Work required = In the listing that follows, count each line where the word "React" appears; write nothing but the count.

* start *

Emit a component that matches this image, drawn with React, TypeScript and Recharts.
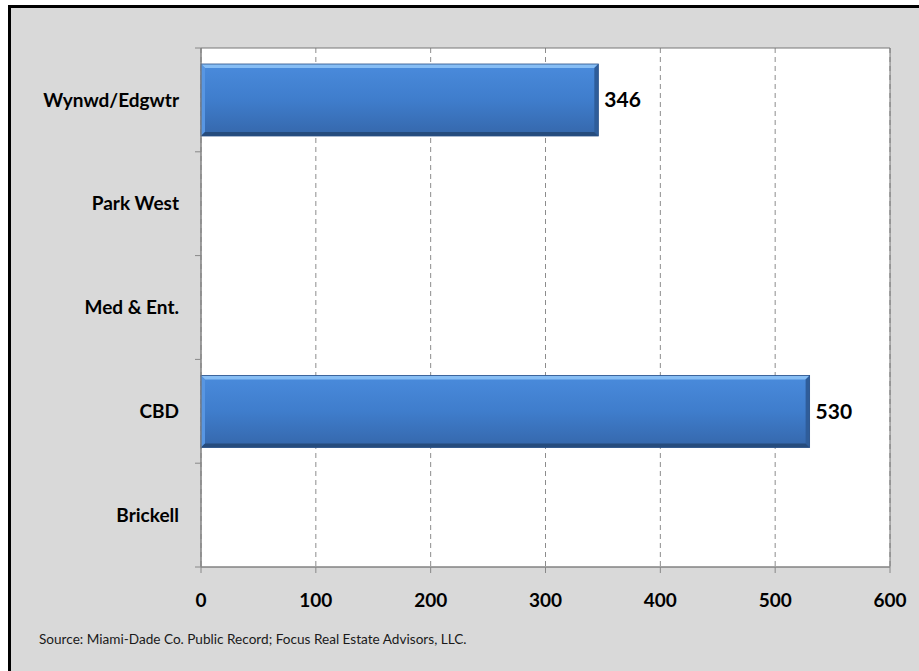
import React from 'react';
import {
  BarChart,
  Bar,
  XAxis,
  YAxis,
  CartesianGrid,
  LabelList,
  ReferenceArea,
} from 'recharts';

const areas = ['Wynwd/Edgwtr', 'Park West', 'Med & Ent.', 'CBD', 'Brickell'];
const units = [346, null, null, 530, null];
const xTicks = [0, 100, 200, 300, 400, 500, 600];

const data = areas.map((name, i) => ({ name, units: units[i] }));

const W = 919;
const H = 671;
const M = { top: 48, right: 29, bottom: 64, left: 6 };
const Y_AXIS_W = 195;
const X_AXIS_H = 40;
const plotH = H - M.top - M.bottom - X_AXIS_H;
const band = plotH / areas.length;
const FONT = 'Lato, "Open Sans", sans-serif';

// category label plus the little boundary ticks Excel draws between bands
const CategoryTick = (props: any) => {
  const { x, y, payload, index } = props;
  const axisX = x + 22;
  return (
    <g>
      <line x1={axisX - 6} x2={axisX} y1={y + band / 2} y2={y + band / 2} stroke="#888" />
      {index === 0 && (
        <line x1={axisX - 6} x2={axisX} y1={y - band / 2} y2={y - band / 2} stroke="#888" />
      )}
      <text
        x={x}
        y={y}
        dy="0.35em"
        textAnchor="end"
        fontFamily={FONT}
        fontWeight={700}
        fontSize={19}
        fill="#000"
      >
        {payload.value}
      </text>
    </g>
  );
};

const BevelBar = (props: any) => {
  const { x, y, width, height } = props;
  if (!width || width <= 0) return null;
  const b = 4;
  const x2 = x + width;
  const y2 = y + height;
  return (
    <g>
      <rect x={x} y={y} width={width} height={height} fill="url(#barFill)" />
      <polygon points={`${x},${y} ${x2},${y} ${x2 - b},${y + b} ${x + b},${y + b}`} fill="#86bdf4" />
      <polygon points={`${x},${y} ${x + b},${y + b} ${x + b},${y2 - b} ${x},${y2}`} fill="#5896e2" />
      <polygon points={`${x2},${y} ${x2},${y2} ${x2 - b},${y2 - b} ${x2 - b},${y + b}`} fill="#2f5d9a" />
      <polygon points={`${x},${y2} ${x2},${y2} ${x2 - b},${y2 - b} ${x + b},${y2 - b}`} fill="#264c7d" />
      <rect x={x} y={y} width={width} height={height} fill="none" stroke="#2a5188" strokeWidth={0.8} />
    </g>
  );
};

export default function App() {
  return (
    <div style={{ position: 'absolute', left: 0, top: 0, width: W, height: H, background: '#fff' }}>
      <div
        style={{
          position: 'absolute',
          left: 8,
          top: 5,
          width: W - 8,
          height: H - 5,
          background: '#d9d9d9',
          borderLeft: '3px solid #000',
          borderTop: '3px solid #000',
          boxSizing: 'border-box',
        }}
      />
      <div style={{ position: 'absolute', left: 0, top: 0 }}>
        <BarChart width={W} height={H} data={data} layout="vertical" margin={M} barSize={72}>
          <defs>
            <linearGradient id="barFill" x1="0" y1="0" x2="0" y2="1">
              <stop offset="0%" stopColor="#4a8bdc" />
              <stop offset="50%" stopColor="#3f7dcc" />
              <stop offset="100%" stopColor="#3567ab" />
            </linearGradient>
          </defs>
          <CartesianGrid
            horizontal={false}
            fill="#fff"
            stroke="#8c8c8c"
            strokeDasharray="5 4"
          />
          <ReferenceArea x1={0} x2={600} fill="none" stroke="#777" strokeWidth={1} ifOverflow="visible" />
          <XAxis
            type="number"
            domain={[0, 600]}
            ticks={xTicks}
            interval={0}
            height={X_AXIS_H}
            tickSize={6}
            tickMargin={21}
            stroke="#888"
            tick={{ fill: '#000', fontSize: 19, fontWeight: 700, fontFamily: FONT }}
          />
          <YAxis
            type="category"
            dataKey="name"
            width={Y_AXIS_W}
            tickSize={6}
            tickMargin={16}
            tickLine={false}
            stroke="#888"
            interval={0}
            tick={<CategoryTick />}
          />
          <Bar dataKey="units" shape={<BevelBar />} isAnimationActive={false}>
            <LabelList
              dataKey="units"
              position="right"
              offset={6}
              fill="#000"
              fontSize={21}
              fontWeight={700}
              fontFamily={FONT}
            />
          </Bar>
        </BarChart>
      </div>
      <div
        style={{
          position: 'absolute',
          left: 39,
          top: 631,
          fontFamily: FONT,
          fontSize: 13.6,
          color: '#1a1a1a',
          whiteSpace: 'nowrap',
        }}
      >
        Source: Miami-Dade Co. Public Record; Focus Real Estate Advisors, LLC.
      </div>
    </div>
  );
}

* end *
* start *

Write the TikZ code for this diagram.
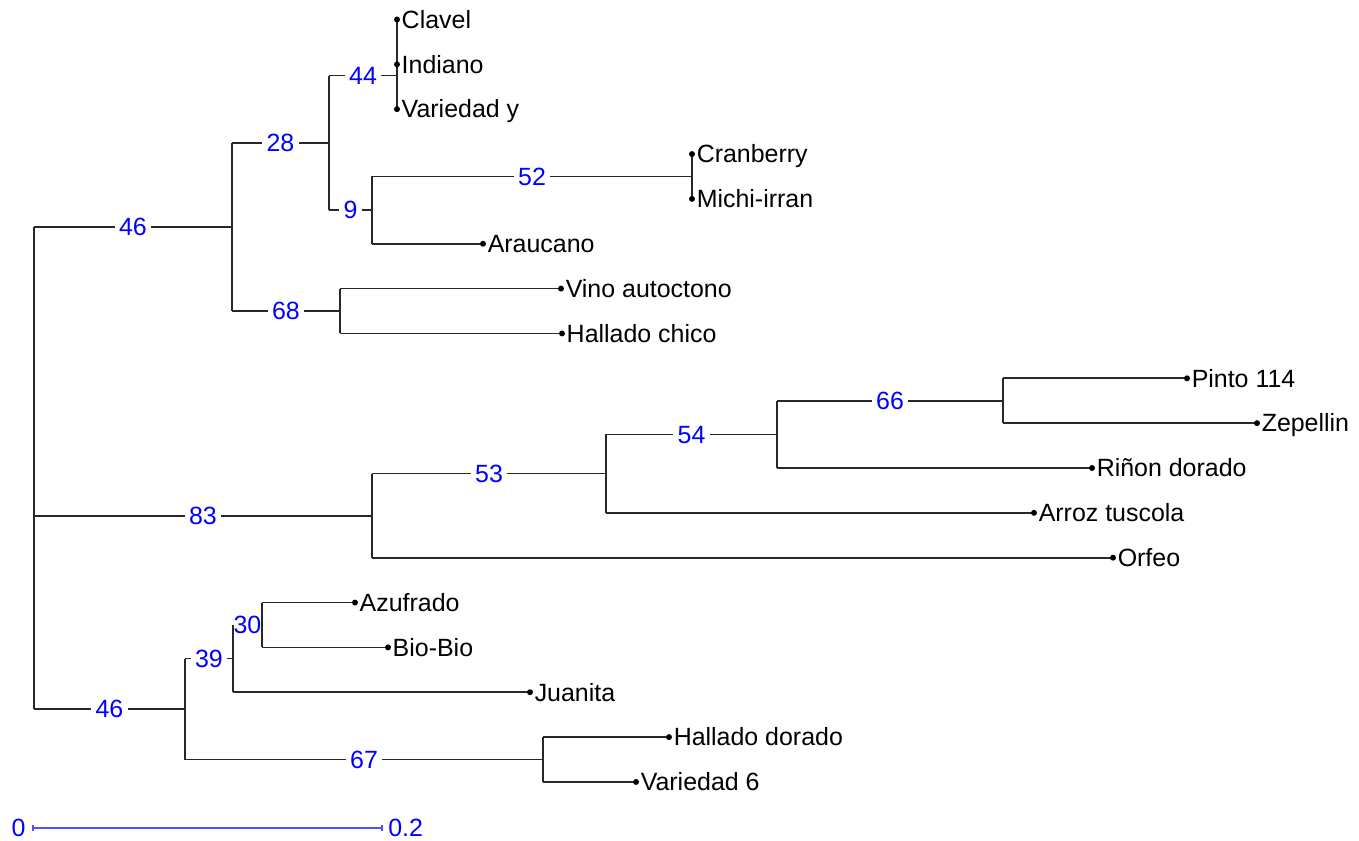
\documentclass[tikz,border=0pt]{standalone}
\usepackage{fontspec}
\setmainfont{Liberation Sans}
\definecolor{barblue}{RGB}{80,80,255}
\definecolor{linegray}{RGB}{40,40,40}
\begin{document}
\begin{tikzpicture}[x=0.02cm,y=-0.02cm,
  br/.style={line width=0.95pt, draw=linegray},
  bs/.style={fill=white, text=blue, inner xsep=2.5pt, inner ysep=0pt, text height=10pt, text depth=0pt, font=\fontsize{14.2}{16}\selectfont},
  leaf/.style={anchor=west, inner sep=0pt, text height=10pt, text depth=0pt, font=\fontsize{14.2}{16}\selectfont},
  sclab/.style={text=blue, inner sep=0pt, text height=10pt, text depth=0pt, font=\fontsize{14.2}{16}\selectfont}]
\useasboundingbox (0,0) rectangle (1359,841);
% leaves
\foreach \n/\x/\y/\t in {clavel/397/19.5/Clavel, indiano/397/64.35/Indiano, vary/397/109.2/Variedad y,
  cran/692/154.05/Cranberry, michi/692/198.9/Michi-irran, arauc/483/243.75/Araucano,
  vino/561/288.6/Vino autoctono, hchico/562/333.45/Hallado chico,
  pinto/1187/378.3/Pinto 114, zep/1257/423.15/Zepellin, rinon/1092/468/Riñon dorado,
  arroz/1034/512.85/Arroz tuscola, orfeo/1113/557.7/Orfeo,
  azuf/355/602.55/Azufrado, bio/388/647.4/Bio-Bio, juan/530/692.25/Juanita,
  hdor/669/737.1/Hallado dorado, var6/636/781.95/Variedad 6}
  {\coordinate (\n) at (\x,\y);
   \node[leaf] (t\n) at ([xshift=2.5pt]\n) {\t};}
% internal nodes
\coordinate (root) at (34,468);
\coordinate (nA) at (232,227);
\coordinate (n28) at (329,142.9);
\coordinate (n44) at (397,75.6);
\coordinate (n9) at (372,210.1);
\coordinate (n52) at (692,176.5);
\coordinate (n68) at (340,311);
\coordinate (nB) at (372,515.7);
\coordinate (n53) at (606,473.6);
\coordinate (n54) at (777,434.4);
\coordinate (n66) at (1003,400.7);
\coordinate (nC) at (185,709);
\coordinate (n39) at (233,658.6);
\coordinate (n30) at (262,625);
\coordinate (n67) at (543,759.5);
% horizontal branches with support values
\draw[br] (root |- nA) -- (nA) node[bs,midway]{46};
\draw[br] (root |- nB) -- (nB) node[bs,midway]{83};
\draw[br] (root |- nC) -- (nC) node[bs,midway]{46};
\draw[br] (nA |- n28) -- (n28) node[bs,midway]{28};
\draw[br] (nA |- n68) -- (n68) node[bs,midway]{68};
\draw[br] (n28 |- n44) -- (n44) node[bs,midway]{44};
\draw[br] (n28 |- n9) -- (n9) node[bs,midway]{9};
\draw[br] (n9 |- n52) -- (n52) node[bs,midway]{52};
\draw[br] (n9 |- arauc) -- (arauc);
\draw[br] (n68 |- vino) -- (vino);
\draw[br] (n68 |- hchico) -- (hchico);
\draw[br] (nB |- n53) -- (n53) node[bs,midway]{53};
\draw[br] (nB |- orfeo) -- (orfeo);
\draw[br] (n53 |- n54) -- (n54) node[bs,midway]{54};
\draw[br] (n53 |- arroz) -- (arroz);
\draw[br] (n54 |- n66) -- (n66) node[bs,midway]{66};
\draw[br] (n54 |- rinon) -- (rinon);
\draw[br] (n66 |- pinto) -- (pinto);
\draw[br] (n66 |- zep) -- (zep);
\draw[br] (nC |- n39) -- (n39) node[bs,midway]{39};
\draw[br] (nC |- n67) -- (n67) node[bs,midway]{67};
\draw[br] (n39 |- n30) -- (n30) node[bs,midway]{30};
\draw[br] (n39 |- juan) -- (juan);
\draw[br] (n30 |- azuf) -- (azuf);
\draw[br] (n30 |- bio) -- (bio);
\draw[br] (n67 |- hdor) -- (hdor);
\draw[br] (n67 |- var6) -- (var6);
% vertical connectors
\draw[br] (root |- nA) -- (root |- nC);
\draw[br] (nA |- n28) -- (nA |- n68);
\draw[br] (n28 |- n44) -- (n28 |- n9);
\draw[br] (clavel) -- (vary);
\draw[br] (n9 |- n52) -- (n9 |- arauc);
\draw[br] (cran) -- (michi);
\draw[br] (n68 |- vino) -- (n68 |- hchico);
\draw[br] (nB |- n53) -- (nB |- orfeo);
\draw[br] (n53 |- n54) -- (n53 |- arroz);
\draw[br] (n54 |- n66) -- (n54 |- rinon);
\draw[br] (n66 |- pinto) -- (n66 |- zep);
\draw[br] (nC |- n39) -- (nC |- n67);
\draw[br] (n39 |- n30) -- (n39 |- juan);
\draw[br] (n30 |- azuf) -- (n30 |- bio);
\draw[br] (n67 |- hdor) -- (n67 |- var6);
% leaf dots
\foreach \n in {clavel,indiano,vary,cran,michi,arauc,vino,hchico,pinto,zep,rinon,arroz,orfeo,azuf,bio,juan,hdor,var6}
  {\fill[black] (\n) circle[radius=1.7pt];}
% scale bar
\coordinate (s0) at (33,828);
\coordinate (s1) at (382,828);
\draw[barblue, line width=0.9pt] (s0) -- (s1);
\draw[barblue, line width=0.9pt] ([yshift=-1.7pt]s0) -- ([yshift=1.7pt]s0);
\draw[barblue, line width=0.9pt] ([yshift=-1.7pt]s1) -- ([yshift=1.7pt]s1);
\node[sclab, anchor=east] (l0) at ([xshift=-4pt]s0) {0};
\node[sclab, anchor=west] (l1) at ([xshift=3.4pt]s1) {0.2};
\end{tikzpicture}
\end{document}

* end *

In response = 2